— Begin Dataset records —

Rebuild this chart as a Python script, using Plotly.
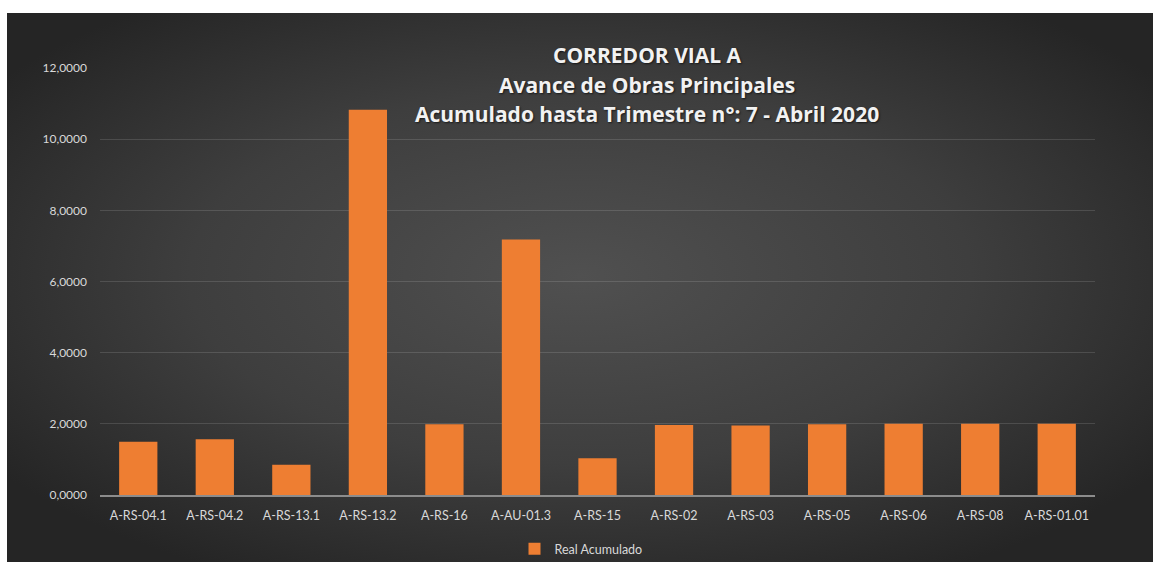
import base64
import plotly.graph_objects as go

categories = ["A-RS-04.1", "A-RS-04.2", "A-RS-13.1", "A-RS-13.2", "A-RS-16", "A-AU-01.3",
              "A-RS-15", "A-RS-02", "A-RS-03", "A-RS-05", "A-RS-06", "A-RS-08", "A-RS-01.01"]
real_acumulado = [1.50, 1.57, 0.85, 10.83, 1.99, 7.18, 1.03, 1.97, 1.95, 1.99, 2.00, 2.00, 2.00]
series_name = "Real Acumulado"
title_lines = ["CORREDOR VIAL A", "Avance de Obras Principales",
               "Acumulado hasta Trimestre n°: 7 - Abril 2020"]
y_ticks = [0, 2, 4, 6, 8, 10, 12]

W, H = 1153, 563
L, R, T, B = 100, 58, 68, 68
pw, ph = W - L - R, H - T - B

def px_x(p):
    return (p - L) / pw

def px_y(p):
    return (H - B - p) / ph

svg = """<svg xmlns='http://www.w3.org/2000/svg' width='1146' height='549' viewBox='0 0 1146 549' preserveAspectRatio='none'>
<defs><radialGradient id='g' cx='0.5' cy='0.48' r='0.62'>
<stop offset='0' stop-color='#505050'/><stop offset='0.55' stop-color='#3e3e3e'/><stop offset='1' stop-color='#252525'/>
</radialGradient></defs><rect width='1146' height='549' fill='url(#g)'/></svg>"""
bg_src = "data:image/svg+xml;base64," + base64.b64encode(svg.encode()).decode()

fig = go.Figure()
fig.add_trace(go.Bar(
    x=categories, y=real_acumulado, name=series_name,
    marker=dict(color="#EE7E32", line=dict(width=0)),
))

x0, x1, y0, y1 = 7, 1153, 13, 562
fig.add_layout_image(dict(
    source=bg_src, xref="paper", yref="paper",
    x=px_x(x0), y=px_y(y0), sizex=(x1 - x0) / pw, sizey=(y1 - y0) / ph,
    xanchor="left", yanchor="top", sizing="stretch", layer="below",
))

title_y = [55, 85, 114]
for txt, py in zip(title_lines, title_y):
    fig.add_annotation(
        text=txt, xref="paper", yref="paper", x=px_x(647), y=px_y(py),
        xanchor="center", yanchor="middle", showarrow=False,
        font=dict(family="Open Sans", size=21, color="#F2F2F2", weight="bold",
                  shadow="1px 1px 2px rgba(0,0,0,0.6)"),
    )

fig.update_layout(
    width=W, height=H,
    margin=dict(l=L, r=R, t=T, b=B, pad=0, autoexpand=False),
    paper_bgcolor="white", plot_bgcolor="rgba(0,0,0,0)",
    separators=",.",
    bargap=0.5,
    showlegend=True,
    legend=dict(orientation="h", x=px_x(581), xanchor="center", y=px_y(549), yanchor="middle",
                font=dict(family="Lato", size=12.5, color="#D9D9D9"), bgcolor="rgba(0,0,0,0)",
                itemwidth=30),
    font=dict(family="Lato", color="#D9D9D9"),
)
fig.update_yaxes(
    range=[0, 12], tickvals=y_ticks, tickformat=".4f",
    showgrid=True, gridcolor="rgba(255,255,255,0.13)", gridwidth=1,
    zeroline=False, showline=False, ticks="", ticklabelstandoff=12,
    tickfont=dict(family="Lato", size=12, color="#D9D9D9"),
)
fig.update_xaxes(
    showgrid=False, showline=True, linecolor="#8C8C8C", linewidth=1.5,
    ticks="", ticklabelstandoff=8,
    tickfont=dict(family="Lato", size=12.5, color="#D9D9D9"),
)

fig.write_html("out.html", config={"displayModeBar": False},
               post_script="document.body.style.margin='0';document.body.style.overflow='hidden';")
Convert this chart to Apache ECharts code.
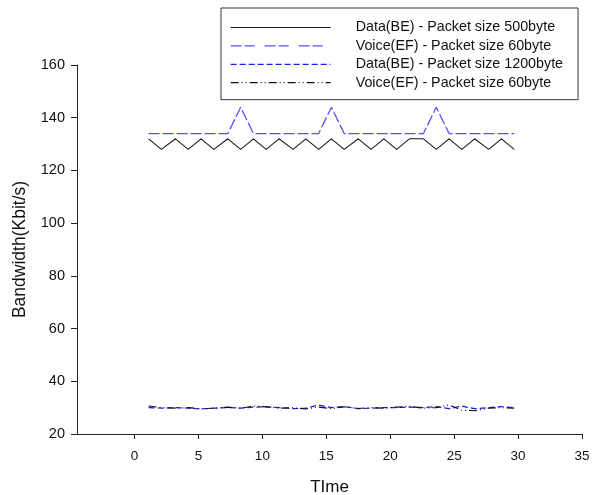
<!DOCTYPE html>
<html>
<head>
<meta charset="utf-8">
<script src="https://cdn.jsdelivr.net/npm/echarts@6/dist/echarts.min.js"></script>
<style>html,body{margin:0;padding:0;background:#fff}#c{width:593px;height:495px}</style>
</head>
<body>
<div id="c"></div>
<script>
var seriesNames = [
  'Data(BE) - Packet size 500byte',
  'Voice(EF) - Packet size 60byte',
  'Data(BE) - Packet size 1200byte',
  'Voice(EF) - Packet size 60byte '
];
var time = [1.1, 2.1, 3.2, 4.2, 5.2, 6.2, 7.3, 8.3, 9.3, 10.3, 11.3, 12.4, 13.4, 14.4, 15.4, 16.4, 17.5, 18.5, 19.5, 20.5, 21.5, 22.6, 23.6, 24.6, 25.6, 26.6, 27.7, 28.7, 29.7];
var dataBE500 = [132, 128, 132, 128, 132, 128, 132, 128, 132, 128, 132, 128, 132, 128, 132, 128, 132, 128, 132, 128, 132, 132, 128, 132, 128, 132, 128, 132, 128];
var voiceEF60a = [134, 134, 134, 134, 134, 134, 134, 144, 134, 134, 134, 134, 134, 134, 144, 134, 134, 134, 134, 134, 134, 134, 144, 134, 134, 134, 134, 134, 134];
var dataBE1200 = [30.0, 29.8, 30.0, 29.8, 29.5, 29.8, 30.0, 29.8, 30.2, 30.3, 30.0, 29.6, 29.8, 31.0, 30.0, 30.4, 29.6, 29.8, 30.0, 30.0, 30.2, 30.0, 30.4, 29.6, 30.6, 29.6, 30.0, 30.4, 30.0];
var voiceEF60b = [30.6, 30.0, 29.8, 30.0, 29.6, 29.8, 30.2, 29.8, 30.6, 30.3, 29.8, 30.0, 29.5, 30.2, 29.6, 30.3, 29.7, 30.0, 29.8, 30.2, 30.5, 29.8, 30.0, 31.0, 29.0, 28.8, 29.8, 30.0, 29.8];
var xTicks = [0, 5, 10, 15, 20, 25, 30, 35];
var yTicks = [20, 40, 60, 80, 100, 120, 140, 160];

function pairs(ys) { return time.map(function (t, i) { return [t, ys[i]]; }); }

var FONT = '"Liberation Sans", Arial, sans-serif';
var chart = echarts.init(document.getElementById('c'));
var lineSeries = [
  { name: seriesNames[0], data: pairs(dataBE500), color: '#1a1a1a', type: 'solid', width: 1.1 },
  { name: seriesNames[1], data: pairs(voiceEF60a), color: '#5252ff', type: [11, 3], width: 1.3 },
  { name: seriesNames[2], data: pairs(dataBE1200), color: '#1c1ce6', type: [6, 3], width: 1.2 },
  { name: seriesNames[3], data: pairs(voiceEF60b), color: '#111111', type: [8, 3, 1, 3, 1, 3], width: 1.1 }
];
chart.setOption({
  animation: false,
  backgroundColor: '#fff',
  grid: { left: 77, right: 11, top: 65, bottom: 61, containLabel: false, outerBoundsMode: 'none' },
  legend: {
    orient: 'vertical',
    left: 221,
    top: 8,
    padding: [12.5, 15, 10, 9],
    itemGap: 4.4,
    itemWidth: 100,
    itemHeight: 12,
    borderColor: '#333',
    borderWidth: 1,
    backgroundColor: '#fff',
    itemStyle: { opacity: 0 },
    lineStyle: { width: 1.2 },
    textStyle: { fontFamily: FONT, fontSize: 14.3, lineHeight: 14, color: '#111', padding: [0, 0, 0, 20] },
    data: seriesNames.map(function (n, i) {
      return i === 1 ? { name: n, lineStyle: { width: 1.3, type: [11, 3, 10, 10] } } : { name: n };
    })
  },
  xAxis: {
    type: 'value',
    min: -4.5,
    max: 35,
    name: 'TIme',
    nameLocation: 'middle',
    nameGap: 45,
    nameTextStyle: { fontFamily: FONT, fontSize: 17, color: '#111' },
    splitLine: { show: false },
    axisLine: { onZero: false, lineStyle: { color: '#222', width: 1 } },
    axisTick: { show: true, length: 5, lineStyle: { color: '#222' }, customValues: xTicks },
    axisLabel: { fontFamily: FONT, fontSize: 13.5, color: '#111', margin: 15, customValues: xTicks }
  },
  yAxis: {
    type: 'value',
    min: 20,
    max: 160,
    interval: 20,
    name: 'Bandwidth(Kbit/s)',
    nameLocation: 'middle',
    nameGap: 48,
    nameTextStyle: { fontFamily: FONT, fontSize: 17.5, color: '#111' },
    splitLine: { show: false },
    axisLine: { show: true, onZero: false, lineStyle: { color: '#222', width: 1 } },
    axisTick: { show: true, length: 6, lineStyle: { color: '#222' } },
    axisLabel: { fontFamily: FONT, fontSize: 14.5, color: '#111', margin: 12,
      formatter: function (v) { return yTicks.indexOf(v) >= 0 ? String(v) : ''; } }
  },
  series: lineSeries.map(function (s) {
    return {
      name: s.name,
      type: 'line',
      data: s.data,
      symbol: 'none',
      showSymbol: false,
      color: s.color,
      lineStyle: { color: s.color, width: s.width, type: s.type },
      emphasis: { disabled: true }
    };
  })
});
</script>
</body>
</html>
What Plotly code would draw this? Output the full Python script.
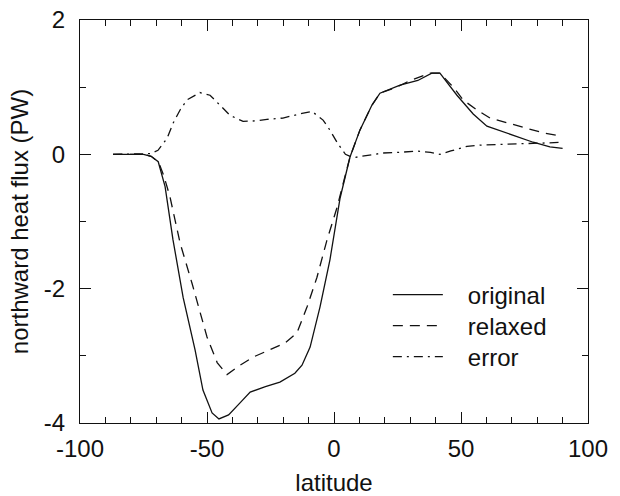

— End Dataset records —

**Direction**. Print the line above containing "Convert this chart to Apache ECharts code.", the line containing "time.map(function (t, i)", and everything between them, exactly as written. Pictures stay out.

**Expected answer**.
Convert this chart to Apache ECharts code.
<!DOCTYPE html>
<html>
<head>
<meta charset="utf-8">
<script src="https://cdn.jsdelivr.net/npm/echarts@6/dist/echarts.min.js"></script>
<style>html,body{margin:0;padding:0;background:#fff}#c{width:593px;height:495px}</style>
</head>
<body>
<div id="c"></div>
<script>
var seriesNames = [
  'Data(BE) - Packet size 500byte',
  'Voice(EF) - Packet size 60byte',
  'Data(BE) - Packet size 1200byte',
  'Voice(EF) - Packet size 60byte '
];
var time = [1.1, 2.1, 3.2, 4.2, 5.2, 6.2, 7.3, 8.3, 9.3, 10.3, 11.3, 12.4, 13.4, 14.4, 15.4, 16.4, 17.5, 18.5, 19.5, 20.5, 21.5, 22.6, 23.6, 24.6, 25.6, 26.6, 27.7, 28.7, 29.7];
var dataBE500 = [132, 128, 132, 128, 132, 128, 132, 128, 132, 128, 132, 128, 132, 128, 132, 128, 132, 128, 132, 128, 132, 132, 128, 132, 128, 132, 128, 132, 128];
var voiceEF60a = [134, 134, 134, 134, 134, 134, 134, 144, 134, 134, 134, 134, 134, 134, 144, 134, 134, 134, 134, 134, 134, 134, 144, 134, 134, 134, 134, 134, 134];
var dataBE1200 = [30.0, 29.8, 30.0, 29.8, 29.5, 29.8, 30.0, 29.8, 30.2, 30.3, 30.0, 29.6, 29.8, 31.0, 30.0, 30.4, 29.6, 29.8, 30.0, 30.0, 30.2, 30.0, 30.4, 29.6, 30.6, 29.6, 30.0, 30.4, 30.0];
var voiceEF60b = [30.6, 30.0, 29.8, 30.0, 29.6, 29.8, 30.2, 29.8, 30.6, 30.3, 29.8, 30.0, 29.5, 30.2, 29.6, 30.3, 29.7, 30.0, 29.8, 30.2, 30.5, 29.8, 30.0, 31.0, 29.0, 28.8, 29.8, 30.0, 29.8];
var xTicks = [0, 5, 10, 15, 20, 25, 30, 35];
var yTicks = [20, 40, 60, 80, 100, 120, 140, 160];

function pairs(ys) { return time.map(function (t, i) { return [t, ys[i]]; }); }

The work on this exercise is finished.